Background Facts and Future Plans

In this post I want to give some background information about the Experimental Gameplay Project February entry “Infinite Floating Islands“. These will cover some of the unrealized ideas and features of the game and some technical background. Additionally I will sketch some possible future plans what to do with my proof of concept.

The basic idea

The idea to make a 1,5D sidescrolling game for the infinite game world theme came quite early. I thought more about technical limitations of an infinite game world than game mechanics in the first place, so a 1D approach where the player only can travel left and right seemed appropriate.

First mockup of the game.

I had a very clear idea how to implement storage of the world data to make a persistent game world. This was supposed to be procedural seed-based with an additional data structure for the actual state of the world. The sketch for the save looked like that:

global_seed
list_of_islands: (local_seed, id, global_x, local_x, y)

The coordinates should be saved for faster access in minimap creation.

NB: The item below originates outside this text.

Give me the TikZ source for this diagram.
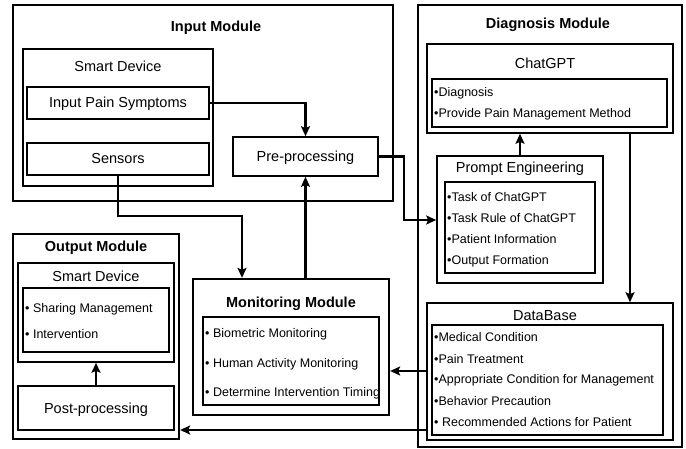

Every other attribute of the islands could be re-generated based on the seed with the island’s seed saved for faster processing. Unfortunately I didn’t manage to implement any saving of the world data within the week of the challenge.

Missing features

Aside from saving the world there were some other things I initially planned to implement during the development week. The most important one would have been some sort of local biomes so that the player would reach different areas while travelling. These areas would have a different randomized setting for the procedural world and island generation with alternating sets of sprites and background colours. I think this would have made the exploration way more interesting.

Additional missing features are more of a visual nature. One should have been an open cable car to travel, similar to the one on the mockup above.

Future features

Thinking about expanding the game idea I have some more features in mind to make this into a real game.

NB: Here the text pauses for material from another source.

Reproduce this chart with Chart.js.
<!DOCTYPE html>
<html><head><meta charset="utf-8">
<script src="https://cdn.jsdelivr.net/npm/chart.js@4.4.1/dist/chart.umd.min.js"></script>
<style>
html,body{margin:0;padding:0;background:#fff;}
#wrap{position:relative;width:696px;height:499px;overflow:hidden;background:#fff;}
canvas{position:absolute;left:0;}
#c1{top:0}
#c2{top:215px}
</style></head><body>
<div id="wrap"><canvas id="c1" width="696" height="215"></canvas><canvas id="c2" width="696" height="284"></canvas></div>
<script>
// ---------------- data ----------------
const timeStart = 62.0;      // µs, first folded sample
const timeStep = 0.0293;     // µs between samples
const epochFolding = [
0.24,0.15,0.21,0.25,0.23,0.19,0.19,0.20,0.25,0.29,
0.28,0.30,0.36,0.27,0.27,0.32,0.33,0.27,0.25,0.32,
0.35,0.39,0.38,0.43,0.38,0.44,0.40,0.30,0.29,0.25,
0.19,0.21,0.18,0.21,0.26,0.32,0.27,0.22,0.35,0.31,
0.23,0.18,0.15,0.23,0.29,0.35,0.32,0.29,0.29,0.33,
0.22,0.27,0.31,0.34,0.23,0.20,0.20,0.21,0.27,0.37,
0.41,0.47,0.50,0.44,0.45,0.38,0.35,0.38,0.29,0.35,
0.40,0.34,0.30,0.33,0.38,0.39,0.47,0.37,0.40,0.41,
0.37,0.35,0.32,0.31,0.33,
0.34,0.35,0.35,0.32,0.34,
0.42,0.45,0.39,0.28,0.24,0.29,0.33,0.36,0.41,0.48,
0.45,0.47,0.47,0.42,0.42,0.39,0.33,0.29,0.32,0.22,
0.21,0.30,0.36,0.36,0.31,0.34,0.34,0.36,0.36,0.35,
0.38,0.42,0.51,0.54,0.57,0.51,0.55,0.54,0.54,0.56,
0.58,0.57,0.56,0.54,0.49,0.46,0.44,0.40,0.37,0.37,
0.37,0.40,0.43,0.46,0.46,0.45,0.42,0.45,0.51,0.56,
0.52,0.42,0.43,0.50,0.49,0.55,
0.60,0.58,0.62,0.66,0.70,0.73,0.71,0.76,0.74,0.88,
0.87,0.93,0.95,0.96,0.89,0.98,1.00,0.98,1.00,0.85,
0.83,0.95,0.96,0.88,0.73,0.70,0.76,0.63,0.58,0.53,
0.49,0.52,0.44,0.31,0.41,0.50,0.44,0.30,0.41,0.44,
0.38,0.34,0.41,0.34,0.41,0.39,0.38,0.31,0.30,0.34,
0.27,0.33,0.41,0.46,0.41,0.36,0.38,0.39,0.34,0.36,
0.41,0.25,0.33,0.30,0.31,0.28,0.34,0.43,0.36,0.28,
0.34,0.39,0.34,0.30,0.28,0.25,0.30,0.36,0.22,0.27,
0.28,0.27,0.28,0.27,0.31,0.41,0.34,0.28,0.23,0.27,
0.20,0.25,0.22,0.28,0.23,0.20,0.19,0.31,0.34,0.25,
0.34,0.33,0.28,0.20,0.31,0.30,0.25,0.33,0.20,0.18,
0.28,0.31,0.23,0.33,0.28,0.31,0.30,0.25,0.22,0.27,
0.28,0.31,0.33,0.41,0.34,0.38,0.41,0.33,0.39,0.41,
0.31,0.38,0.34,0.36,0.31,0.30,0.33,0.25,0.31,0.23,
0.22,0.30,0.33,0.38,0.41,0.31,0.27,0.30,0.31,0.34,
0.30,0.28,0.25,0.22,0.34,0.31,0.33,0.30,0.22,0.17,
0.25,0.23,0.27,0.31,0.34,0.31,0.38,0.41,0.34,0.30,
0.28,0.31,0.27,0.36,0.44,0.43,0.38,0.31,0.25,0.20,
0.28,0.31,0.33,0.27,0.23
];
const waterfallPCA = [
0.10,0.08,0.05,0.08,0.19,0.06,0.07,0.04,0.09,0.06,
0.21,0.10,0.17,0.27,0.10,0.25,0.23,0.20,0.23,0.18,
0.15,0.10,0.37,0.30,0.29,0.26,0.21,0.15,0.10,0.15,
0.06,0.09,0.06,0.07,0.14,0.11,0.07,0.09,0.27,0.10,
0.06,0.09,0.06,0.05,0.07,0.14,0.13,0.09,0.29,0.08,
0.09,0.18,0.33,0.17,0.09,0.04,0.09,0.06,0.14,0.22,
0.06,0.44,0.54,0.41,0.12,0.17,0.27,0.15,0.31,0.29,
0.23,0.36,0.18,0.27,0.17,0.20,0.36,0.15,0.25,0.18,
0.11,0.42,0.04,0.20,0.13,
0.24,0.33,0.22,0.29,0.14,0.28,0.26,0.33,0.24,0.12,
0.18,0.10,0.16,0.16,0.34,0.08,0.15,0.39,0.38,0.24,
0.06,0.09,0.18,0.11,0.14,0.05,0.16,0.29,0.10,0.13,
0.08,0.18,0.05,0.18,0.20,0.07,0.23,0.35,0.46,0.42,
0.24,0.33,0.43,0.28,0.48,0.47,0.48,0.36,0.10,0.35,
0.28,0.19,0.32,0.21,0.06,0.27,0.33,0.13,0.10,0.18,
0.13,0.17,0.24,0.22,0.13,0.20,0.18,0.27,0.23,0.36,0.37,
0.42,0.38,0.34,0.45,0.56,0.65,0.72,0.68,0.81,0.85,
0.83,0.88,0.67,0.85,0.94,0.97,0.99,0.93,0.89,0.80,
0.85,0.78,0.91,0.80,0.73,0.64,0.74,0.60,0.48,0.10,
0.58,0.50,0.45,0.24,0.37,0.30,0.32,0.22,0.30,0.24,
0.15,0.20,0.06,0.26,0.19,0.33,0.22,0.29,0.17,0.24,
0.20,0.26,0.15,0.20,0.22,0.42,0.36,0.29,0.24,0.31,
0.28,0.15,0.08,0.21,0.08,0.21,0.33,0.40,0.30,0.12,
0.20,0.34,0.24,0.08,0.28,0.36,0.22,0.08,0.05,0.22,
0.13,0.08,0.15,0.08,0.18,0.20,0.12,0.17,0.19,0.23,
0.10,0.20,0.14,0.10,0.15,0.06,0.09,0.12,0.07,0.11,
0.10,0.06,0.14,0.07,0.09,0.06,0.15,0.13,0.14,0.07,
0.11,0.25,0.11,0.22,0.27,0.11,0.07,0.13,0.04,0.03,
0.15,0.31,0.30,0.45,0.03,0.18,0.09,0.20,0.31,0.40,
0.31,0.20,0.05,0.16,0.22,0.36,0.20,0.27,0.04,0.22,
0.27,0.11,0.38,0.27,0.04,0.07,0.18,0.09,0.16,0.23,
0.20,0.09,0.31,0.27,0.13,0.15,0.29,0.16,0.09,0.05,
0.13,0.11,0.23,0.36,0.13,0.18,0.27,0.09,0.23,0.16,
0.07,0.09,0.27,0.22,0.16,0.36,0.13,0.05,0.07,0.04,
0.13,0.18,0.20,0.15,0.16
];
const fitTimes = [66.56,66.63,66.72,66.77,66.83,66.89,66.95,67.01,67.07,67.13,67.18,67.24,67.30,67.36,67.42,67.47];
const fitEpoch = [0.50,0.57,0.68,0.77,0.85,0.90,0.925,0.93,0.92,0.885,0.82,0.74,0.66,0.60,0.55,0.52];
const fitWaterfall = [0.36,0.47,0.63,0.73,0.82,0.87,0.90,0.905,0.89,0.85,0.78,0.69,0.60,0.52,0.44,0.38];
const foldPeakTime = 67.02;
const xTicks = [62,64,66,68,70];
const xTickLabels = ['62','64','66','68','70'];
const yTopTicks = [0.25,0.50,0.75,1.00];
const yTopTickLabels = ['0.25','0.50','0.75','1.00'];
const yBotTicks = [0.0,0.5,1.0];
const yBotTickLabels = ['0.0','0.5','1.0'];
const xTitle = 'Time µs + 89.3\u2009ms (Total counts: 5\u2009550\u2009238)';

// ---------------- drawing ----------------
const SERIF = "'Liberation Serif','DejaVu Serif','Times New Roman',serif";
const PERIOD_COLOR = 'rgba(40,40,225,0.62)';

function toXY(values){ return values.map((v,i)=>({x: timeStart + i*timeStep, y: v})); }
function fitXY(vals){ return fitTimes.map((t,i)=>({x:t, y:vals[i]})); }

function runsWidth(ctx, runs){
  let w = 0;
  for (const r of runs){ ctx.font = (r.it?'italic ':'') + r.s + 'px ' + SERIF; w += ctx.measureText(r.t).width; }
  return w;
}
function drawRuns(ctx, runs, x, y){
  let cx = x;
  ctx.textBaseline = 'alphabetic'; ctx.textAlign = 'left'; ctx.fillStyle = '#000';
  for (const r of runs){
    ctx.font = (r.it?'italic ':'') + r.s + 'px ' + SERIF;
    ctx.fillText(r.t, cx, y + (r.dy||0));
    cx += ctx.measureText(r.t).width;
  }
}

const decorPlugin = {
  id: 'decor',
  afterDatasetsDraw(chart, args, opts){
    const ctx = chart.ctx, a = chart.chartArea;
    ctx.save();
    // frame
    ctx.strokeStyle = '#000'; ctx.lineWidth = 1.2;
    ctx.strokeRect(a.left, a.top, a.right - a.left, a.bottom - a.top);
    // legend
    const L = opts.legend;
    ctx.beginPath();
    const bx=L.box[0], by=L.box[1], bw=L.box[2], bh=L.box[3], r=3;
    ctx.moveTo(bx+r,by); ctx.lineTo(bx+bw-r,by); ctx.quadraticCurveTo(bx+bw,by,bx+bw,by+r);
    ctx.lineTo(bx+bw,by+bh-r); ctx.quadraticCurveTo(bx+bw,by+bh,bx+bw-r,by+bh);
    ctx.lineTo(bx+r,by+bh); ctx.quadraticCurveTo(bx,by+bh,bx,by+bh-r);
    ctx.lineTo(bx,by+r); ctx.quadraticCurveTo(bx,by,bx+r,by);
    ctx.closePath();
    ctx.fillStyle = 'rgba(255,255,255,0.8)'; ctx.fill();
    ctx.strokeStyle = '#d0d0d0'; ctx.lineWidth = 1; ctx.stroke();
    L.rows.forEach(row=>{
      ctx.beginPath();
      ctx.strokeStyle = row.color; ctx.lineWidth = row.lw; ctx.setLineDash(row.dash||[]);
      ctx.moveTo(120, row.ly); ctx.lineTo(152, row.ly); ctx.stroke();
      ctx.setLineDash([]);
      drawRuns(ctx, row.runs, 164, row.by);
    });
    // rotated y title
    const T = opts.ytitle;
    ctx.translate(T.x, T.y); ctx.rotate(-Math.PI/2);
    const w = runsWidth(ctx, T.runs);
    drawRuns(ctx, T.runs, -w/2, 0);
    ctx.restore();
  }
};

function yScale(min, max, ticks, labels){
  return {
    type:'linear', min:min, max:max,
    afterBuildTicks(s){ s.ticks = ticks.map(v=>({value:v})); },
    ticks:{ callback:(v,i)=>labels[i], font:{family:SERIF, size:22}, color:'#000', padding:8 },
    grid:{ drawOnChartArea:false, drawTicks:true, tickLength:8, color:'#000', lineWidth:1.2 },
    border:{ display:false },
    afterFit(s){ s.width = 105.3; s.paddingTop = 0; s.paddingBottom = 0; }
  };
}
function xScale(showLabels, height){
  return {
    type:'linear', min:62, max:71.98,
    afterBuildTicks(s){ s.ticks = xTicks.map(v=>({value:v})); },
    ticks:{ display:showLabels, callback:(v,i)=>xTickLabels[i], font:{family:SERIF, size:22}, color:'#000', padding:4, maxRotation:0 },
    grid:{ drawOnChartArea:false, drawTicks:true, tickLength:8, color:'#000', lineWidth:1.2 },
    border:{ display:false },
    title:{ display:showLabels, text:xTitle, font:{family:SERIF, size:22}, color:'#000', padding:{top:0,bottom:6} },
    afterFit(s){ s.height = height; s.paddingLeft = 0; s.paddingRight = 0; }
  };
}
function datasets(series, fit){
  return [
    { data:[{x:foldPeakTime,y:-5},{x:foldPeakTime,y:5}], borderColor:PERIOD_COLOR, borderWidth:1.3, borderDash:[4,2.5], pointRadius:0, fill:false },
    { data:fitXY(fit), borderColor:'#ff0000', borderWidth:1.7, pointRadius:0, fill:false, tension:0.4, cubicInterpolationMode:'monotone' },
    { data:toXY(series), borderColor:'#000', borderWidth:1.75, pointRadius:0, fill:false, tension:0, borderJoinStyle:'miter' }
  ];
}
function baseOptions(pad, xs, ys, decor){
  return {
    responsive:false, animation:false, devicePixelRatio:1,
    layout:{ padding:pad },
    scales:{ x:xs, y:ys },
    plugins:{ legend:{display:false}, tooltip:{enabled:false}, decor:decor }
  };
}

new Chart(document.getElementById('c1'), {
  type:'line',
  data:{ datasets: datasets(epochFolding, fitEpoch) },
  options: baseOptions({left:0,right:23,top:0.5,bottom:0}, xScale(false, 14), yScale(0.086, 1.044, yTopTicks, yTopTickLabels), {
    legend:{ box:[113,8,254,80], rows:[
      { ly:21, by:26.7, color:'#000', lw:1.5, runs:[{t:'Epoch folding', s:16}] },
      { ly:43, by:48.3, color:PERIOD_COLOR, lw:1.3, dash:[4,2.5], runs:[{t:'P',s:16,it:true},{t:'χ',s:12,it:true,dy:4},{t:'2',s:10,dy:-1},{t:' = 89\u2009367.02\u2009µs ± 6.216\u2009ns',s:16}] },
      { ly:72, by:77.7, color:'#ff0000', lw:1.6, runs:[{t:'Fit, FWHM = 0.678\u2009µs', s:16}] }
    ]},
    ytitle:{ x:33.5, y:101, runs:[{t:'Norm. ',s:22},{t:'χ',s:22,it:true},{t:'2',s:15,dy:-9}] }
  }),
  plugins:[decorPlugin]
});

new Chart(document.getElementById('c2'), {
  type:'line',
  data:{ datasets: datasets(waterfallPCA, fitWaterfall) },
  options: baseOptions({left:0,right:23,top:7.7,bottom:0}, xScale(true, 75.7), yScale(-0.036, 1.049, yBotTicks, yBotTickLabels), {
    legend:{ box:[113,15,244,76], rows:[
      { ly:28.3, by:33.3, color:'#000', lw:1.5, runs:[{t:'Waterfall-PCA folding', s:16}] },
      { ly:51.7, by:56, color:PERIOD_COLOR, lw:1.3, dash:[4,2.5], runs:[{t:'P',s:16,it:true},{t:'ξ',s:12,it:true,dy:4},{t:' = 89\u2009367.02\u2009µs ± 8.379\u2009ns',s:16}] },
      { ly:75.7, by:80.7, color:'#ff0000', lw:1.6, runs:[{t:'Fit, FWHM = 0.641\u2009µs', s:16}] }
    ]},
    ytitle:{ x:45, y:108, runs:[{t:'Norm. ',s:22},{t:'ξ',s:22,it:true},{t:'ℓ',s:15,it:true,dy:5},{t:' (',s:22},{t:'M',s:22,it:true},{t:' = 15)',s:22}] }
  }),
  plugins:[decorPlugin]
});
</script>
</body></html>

  • Dungeon exploration (one or more persistent dungeons/caves can be found on the island)
  • Warring NPC faction which the player can help or sabotage
  • Economy
  • Resources becoming more and more sparse the further the player travels
  • Skill-based RPG on the player’s character with three different win conditions for the game (master huckster, master archaeologist, master schemer)
  • No direct fighting

Reception of the prototype

At the time writing this there have been 55 downloads of the game archive. I didn’t get any direct feedback by now but this number is quite impressive for my personal context. For me personally this one week challenge was a great experience about how far I can come within these constraints. So I’m quite motivated to expand this game idea which brings me to the final part of this post.

Next steps

Admittedly the actual release of the game prototype is quite buggy. I plan to remove the bugs which mainly were caused by dirty coding under time pressure. Additionally I’d like to add distinct areas the player can reach while travelling. This improved version I would like to post to a broader audience for some feedback (TIGsource forums for example).

At least this bug is already sorted out.

Let’s see what will evolve from the Infinite Floating Islands.

Infinite Floating Islands

And it is finished!

After a week of regular evening game development, my entry for the experimental gameplay project’s February challenge is finished. You can download a windows executable here (Unzip and start ‘island.exe’):

Infinite Floating Islands

[Update:] Here you can find some background information and future plans for the game. [/Update]

This is rather a proof of concept than a real game, but I am quite happy with the basic concept. There is potential to make more out of it.

When algorithms fail

As you can see on the screenshot below, the first test in creating new islands on the fly caused the connector algorithm to fail hard. It’s to late today to investigate this problem any further. As my personal deadline for this one-week challenge is in 23 hrs and as I am going to sleep now, chances are rather bad to get this game finished as intended. Nevertheless, I will try to fix these issues tomorrow.

The world is shaping up

Worked on visualising the gameworld today, which yesterday only existed as numbers. Also scrolling works now. The two screenshots show the starting point of a world with the first few generated islands. Making additional islands on the fly is not yet triggered but one of the next steps to come. Further steps to implement are a moving player to explore the world and some fancy description texts for the stuff one finds.

On the screenshots you can also find one of the two new npcs I made today as requested by my 2,5 years old daughter. This one is a robot and the other one (not on these screenshots) is supposed to look like a pirate.

Testing the island generator

Finished implementing the island generator, made some assets and built a testing module to view the results. Here are results for four different seeds composed from actual screenshots:

By the way, the island in the middle is the island generated in the last blog post.

Next step is to generate neighboured island and connect them to create a game world.

Generating an Island

Not much to show of yet but there is some progress on the procedural generation of the game world. So far you can put in a seed and with that size as well as buildings, npcs and decorations are generated with their individual type and position on the island. For testing purposes I write some information into the console which looks like this:

Island size: 12
Number of Buildings: 7
Number of NPCs: 1
Number of decorations: 2
Deco type 1 position 1
Building type 3 position 2
Building type 4 position 3
Deco type 3 position 4
Building type 3 position 5
Building type 3 position 6
Building type 2 position 7
Building type 2 position 8
Building type 1 position 9
Npc type 0 position 10

Just noticed I didn’t had two blocks wide buildings in my mind. Looks like I have to put in some additional work for that. Also the randomly generated look of the island’s bottomside is not yet implemented.